Compared to many other asset classes, it is easier to set carbon reduction targets and collectively engage in real estate. Real estate contributes significantly to global emissions and investors are able to significantly help reduce pollution.

“You have the power to do something about it,” said Piet Eichholtz, department head and professor of property finance, School of Business and Economics, Maastricht University and co-founder, GRESB, speaking on FIS Maastricht.

In countries that are urbanizing, it is possible to reduce emissions by building green real estate from scratch. Eichholtz said much of the developed world has enough real estate. Investors in these countries should focus on whether to re-develop climate-resilient real estate, an area where Cbus Super in Australia is increasingly focused, said Kristian Fok, CIO of Cbus.

Research now clearly proves that greening real estate and improving the energy efficiency of buildings increase value.

“The academic consensus is that green real estate increases value,” Eichholtz said.
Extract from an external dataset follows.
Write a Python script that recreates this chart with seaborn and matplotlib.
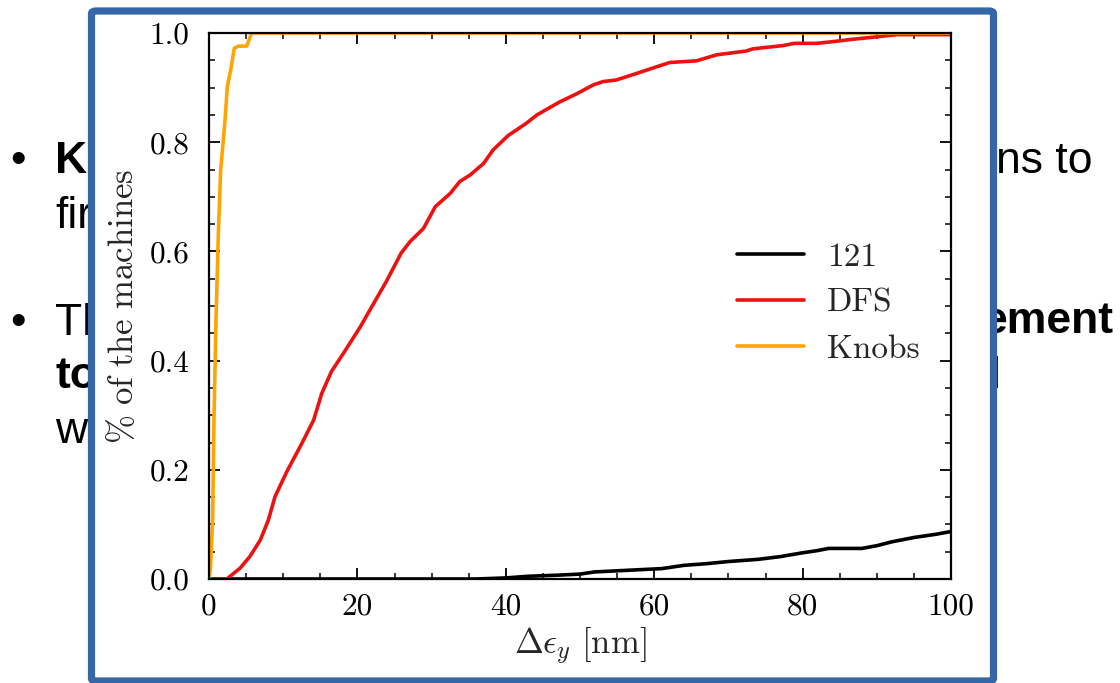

It is possible to measure the energy consumption of a building. This means that investors can have a significant and measurable impact. A measurement system allows pension funds to enter into dialogue with real estate companies, creating a popularity contest that leads promoters towards alignment with the Paris agreement.

“It’s helpful and it creates incentives,” he said.

For example, the Global Real Estate Sustainability Benchmark, GRESB, provides validated ESG performance data and peer benchmarks for investors and managers, examining every element of sustainability within a building, from waste management to the use of energy and water.

“It was a great example of racing to the top,” Fok said.

He added that Cbus encourages its managers to use the GRESB standards, although he noted that Cbus’ strategy is less ranking oriented and more focused on real estate developments and opportunities in the sector that will make the biggest difference.

Investors can also leverage the engagement tool. This is important because academic evidence shows that real estate engagement works in terms of improving ESG integration and boosting operational and financial performance. Eichholtz noted how engaging in real estate is also relatively easy, and finding a collective voice is also possible.


For example, an initiative called the Global Real Estate Engagement Network (GREEN) aims to bring collective investor engagement more to the fore.

It combines the voices of investors (with a total of €2 trillion in assets under management, to date) in listed and private real estate. Eichholtz noted that most real estate investments are reactive. A preferred model is a continuous and persistent commitment to move goals towards the Paris goals, using benchmarks and disclosure to incrementally add value.

Australia has gone from laggard to leader when it comes to integrating sustainability into real estate, Fok said. A key accelerator of transformation has come from state governments that have called for minimum sustainability standards.

“It catalyzed the need for high-end properties,” he said. The introduction of benchmarking and ratings followed, forcing Australian property players to compete and raise standards.

Fok noted how the conversation about sustainability in Australian property has now shifted to focus on new areas like indigenous workforce, as well as gender equality and innovation through technology. .

“Sustainability has now evolved to ensure people are paid fairly and industry is building capacity,” he said.

Progress in the Netherlands includes labeling buildings from next year, but Eichholtz has called for ambitious legislation that also bites.